2/10
Great Potential Ruined by Plot Absurdities
19 July 2009
Warning: Spoilers
The first scene of the film was very well done; it set up what I thought would be the makings of a very intelligent theme for exploration. In escaping the zombie attack on the farm house, the sole survivor, having left his wife behind, has to live with himself. Given the circumstances presented, many viewers would be torn between hating him and understanding his decision. It was clear that in staying behind and answering his wife's plea for help, he would have died. He later tearfully apologizes to his surviving kids in what I felt was a very effective scene. The daughter tells him that she and her brother are glad he survived. And that is exactly the point, isn't it? Had he answered his wife's call, he would have needlessly died, and the children would have had no parents at all. Nevertheless, his guilt was clear and consuming. What a great potential issue to explore in a horror movie, and what immense possibilities it could have led to.

I was disappointed that such was not on the filmmakers' agenda. What could have been an intelligent and unconventional approach to such a film was abandoned in short order. All the more disappointing in that the movie devolved into just another guts/guns/gore flick, with much sound and fury signifying nothing.

Apparently that was all that the makers of the film were really interested in producing, with little or no point to it. Especially in that, in terms of the "plot" they threw logic and common sense to the wind. Apparenlty the mission was to ensure that the outbreak recurred, ensure mayhem and holocaust and death, no matter what. Perhaps in the midst of the chaos, the viewer would forget about, or excuse, the absurd liberties they had taken with the storyline and character development and motivations. I could not do it.

The great potential set up in that first scenes was spectacularly and almost criminally repudiated by the film, when the wife that the viewer thought was dead is miraculously found alive. Then found to be an asymptomatic carrier of the virus. Then, despite being of crucial importance as a source of a potential cure and a critical hazard in that she could readily infect someone, is left all alone and unguarded in a room for the husband/father to just waltz in with his access card, be infected, and then kill her. Huh?
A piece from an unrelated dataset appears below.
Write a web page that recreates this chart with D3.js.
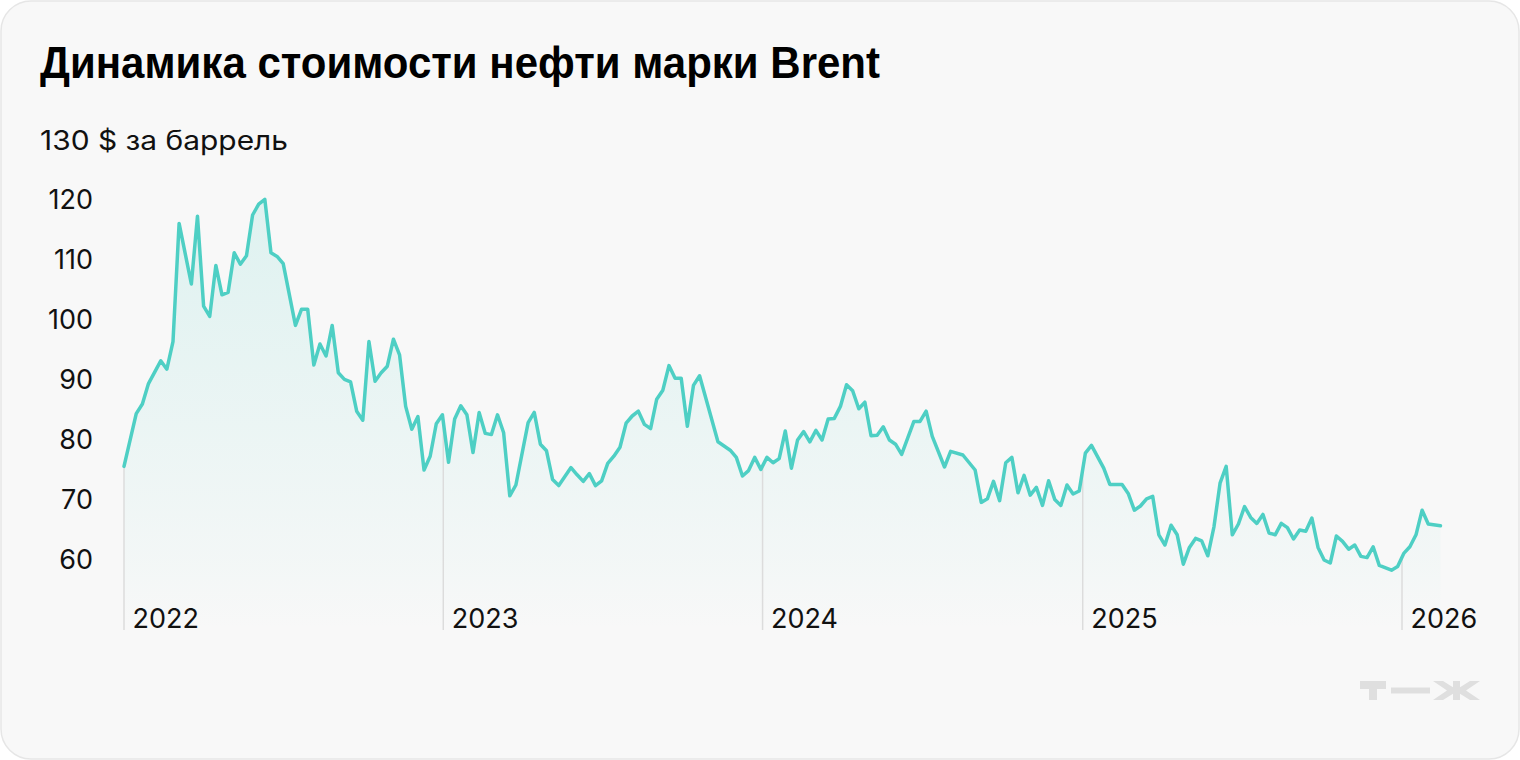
<!DOCTYPE html>
<html><head><meta charset="utf-8">
<script src="https://cdn.jsdelivr.net/npm/d3@7"></script>
<style>
html,body{margin:0;padding:0;background:#ffffff;}
svg{display:block;font-family:Inter,"Liberation Sans",Arial,sans-serif;}
</style></head>
<body><svg id="chart" width="1520" height="760"></svg>
<script>
const title = "Динамика стоимости нефти марки Brent";
const unitLabel = "130 $ за баррель";
const yTicks = [60, 70, 80, 90, 100, 110, 120];
const yearTicks = ["2022-01-01", "2023-01-01", "2024-01-01", "2025-01-01", "2026-01-01"];
const dates = [
"2022-01-01","2022-01-15","2022-01-22","2022-01-29","2022-02-12","2022-02-19","2022-02-26","2022-03-05","2022-03-19","2022-03-26",
"2022-04-02","2022-04-09","2022-04-16","2022-04-23","2022-04-30","2022-05-07","2022-05-14","2022-05-21","2022-05-28","2022-06-04",
"2022-06-11","2022-06-18","2022-06-25","2022-07-02","2022-07-16","2022-07-23","2022-07-30","2022-08-06","2022-08-13","2022-08-20",
"2022-08-27","2022-09-03","2022-09-10","2022-09-17","2022-09-24","2022-10-01","2022-10-08","2022-10-15","2022-10-22","2022-10-29",
"2022-11-05","2022-11-12","2022-11-19","2022-11-26","2022-12-03","2022-12-10","2022-12-17","2022-12-24","2022-12-31","2023-01-07",
"2023-01-14","2023-01-21","2023-01-28","2023-02-04","2023-02-11","2023-02-18","2023-02-25","2023-03-04","2023-03-11","2023-03-18",
"2023-03-25","2023-04-08","2023-04-15","2023-04-22","2023-04-29","2023-05-06","2023-05-13","2023-05-20","2023-05-27","2023-06-03",
"2023-06-10","2023-06-17","2023-06-24","2023-07-01","2023-07-08","2023-07-15","2023-07-22","2023-07-29","2023-08-05","2023-08-12",
"2023-08-19","2023-08-26","2023-09-02","2023-09-09","2023-09-16","2023-09-23","2023-09-30","2023-10-07","2023-10-14","2023-10-21",
"2023-11-11","2023-11-25","2023-12-02","2023-12-09","2023-12-16","2023-12-23","2023-12-30","2024-01-06","2024-01-13","2024-01-20",
"2024-01-27","2024-02-03","2024-02-10","2024-02-17","2024-02-24","2024-03-02","2024-03-09","2024-03-16","2024-03-23","2024-03-30",
"2024-04-06","2024-04-13","2024-04-20","2024-04-27","2024-05-04","2024-05-11","2024-05-18","2024-05-25","2024-06-01","2024-06-08",
"2024-06-22","2024-06-29","2024-07-06","2024-07-13","2024-07-27","2024-08-03","2024-08-17","2024-08-31","2024-09-07","2024-09-14",
"2024-09-21","2024-09-28","2024-10-05","2024-10-12","2024-10-19","2024-10-26","2024-11-02","2024-11-09","2024-11-16","2024-11-23",
"2024-11-30","2024-12-07","2024-12-14","2024-12-21","2024-12-28","2025-01-04","2025-01-11","2025-01-25","2025-02-01","2025-02-15",
"2025-02-22","2025-03-01","2025-03-08","2025-03-15","2025-03-22","2025-03-29","2025-04-05","2025-04-12","2025-04-19","2025-04-26",
"2025-05-03","2025-05-10","2025-05-17","2025-05-24","2025-05-31","2025-06-07","2025-06-14","2025-06-21","2025-06-28","2025-07-05",
"2025-07-12","2025-07-19","2025-07-26","2025-08-02","2025-08-09","2025-08-16","2025-08-23","2025-08-30","2025-09-06","2025-09-13",
"2025-09-20","2025-09-27","2025-10-04","2025-10-11","2025-10-18","2025-10-25","2025-11-01","2025-11-08","2025-11-15","2025-11-22",
"2025-11-29","2025-12-06","2025-12-20","2025-12-27","2026-01-03","2026-01-10","2026-01-17","2026-01-24","2026-01-31","2026-02-14"
];
const prices = [
75.6,84.4,86.0,89.4,93.2,91.8,96.4,116.1,106.0,117.3,
102.3,100.6,109.1,104.2,104.6,111.2,109.3,110.7,117.5,119.3,
120.1,111.2,110.6,109.4,99.1,101.8,101.8,92.5,96.0,94.0,
99.1,91.2,90.1,89.7,84.8,83.3,96.4,89.8,91.2,92.3,
96.8,94.2,85.6,81.8,83.9,75.0,77.3,82.7,84.2,76.3,
83.5,85.7,84.2,77.9,84.6,81.1,80.9,84.2,81.2,70.7,
72.5,82.9,84.6,79.3,78.2,73.4,72.4,73.9,75.4,74.2,
73.1,74.4,72.4,73.2,76.1,77.3,78.8,82.8,84.0,84.8,
82.6,81.9,86.8,88.3,92.4,90.3,90.3,82.3,89.1,90.7,
79.7,78.3,77.1,74.0,74.9,77.1,75.1,77.1,76.2,76.9,
81.5,75.3,80.0,81.4,79.7,81.6,80.0,83.5,83.6,85.6,
89.2,88.2,85.2,86.3,80.7,80.8,82.2,80.0,79.3,77.6,
83.1,83.1,84.8,80.6,75.5,78.1,77.5,75.0,69.6,70.2,
73.1,69.9,76.2,77.1,71.2,74.1,70.8,72.1,69.1,73.2,
70.1,69.1,72.5,71.0,71.5,77.8,79.1,75.3,72.6,72.6,
71.1,68.3,69.0,70.2,70.6,64.2,62.5,65.8,64.2,59.3,
62.1,63.6,63.2,60.7,65.5,72.8,75.6,64.2,66.0,68.9,
67.1,66.1,67.6,64.5,64.2,66.1,65.4,63.5,65.0,64.8,
67.0,62.1,60.0,59.5,64.0,63.1,61.8,62.5,60.6,60.4,
62.2,59.1,58.3,58.9,61.1,62.2,64.2,68.3,66.0,65.7
];

const parse = d3.utcParse("%Y-%m-%d");
const data = dates.map((d, i) => ({date: parse(d), value: prices[i]}));
const years = yearTicks.map(parse);

const svg = d3.select("#chart");
const W = 1520, H = 760;
const lineColor = "#4ecfc4";
const labelFont = "Inter, 'Liberation Sans', Arial, sans-serif";

// card
svg.append("rect").attr("x", 1).attr("y", 1).attr("width", W - 2).attr("height", H - 2)
  .attr("rx", 30).attr("ry", 30).attr("fill", "#f8f8f8").attr("stroke", "#e6e6e6").attr("stroke-width", 1.5);

// scales
const x = d3.scaleUtc().domain([years[0], years[years.length - 1]]).range([124, 1402]);
const y = d3.scaleLinear().domain([60, 120]).range([560, 200]);
const bottomY = 630;

// title
svg.append("text").attr("x", 40).attr("y", 78)
  .attr("font-family", "'Liberation Sans', Arial, sans-serif")
  .attr("font-size", 44).attr("font-weight", 700).attr("fill", "#000").text(title)
  .attr("textLength", 840).attr("lengthAdjust", "spacingAndGlyphs");

// unit label at 130
svg.append("text").attr("x", 40).attr("y", y(130)).attr("dy", "0.36em")
  .attr("font-family", labelFont)
  .attr("font-size", 27).attr("fill", "#111").text(unitLabel)
  .attr("textLength", 248).attr("lengthAdjust", "spacingAndGlyphs");

// gradient
const defs = svg.append("defs");
const grad = defs.append("linearGradient").attr("id", "areaGrad")
  .attr("gradientUnits", "userSpaceOnUse").attr("x1", 0).attr("x2", 0)
  .attr("y1", y(120)).attr("y2", bottomY);
grad.append("stop").attr("offset", 0).attr("stop-color", lineColor).attr("stop-opacity", 0.15);
grad.append("stop").attr("offset", 0.85).attr("stop-color", lineColor).attr("stop-opacity", 0.03);
grad.append("stop").attr("offset", 1).attr("stop-color", lineColor).attr("stop-opacity", 0.0);

const area = d3.area().x(d => x(d.date)).y0(bottomY).y1(d => y(d.value));
svg.append("path").datum(data).attr("d", area).attr("fill", "url(#areaGrad)");

// year lines (from line down to bottom)
const bis = d3.bisector(d => d.date).left;
function valueAt(dt) {
  let i = bis(data, dt);
  if (i <= 0) return data[0].value;
  if (i >= data.length) return data[data.length - 1].value;
  const a = data[i - 1], b = data[i];
  const f = (dt - a.date) / (b.date - a.date);
  return a.value + f * (b.value - a.value);
}
svg.append("g").selectAll("line").data(years).join("line")
  .attr("x1", d => x(d)).attr("x2", d => x(d))
  .attr("y1", d => y(valueAt(d))).attr("y2", bottomY)
  .attr("stroke", "#dcdcdc").attr("stroke-width", 1.5);

// line
const line = d3.line().x(d => x(d.date)).y(d => y(d.value));
svg.append("path").datum(data).attr("d", line).attr("fill", "none")
  .attr("stroke", lineColor).attr("stroke-width", 3.5).attr("stroke-linejoin", "round").attr("stroke-linecap", "round");

// y axis
const yAxis = svg.append("g").attr("transform", "translate(93,0)")
  .call(d3.axisLeft(y).tickValues(yTicks).tickSize(0).tickPadding(0).tickFormat(d3.format("d")));
yAxis.select(".domain").remove();
yAxis.selectAll("text").attr("font-size", 27).attr("fill", "#111")
  .attr("font-family", labelFont);

// x axis
const xAxis = svg.append("g").attr("transform", `translate(0,${bottomY})`)
  .call(d3.axisBottom(x).tickValues(years).tickSize(0).tickFormat(d3.utcFormat("%Y")));
xAxis.select(".domain").remove();
xAxis.selectAll("text").attr("font-size", 27).attr("fill", "#111")
  .attr("text-anchor", "start").attr("x", 8).attr("y", 0).attr("dy", "-0.07em")
  .attr("font-family", labelFont);

// logo т—ж
const logo = svg.append("g").attr("fill", "#dfdfdf");
logo.append("path").attr("d", "M1360,681H1386V689H1377V700H1369V689H1360Z");
logo.append("rect").attr("x", 1391).attr("y", 687.5).attr("width", 39).attr("height", 6);
logo.append("path").attr("d", "M1433,681H1443L1455,688.5V692.5L1443,700H1433L1447,690.5Z");
logo.append("path").attr("d", "M1480,681H1470L1458,688.5V692.5L1470,700H1480L1466,690.5Z");
logo.append("rect").attr("x", 1453).attr("y", 681).attr("width", 7).attr("height", 19);
</script></body></html>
It has also been noted by many here: 1) a military operation so lax and incompetent in terms of security and crisis response that one would be excused for thinking that the people in charge were actually yearning for, and actively trying to engineer, a provocation to give them an excuse to eventually blow everything up and kill everyone that they had been assigned to protect 2) the zombie dad who was apparently modeled after Forrest Gump, who appears everywhere, at the most ridiculously contrived times 3) two children who it is all but impossible to root for or care about, given that they, along with the mind-bogglingly incompetent military, were instrumental in reigniting the contagion 4) the million times before used plot device wherein the young medical officer (or scientist, cop, engineer-fill in the blank-) whose concerns are ignored or dismissed by superiors who are blind to what would have been obvious to any person with an IQ in the double digits.

A few plot holes can be explained or rationalized, but those in this film were so vast as to overwhelm everything. What started--I thought--as a thinking person's horror flick ended as just another mind numbing exercise in gore porn.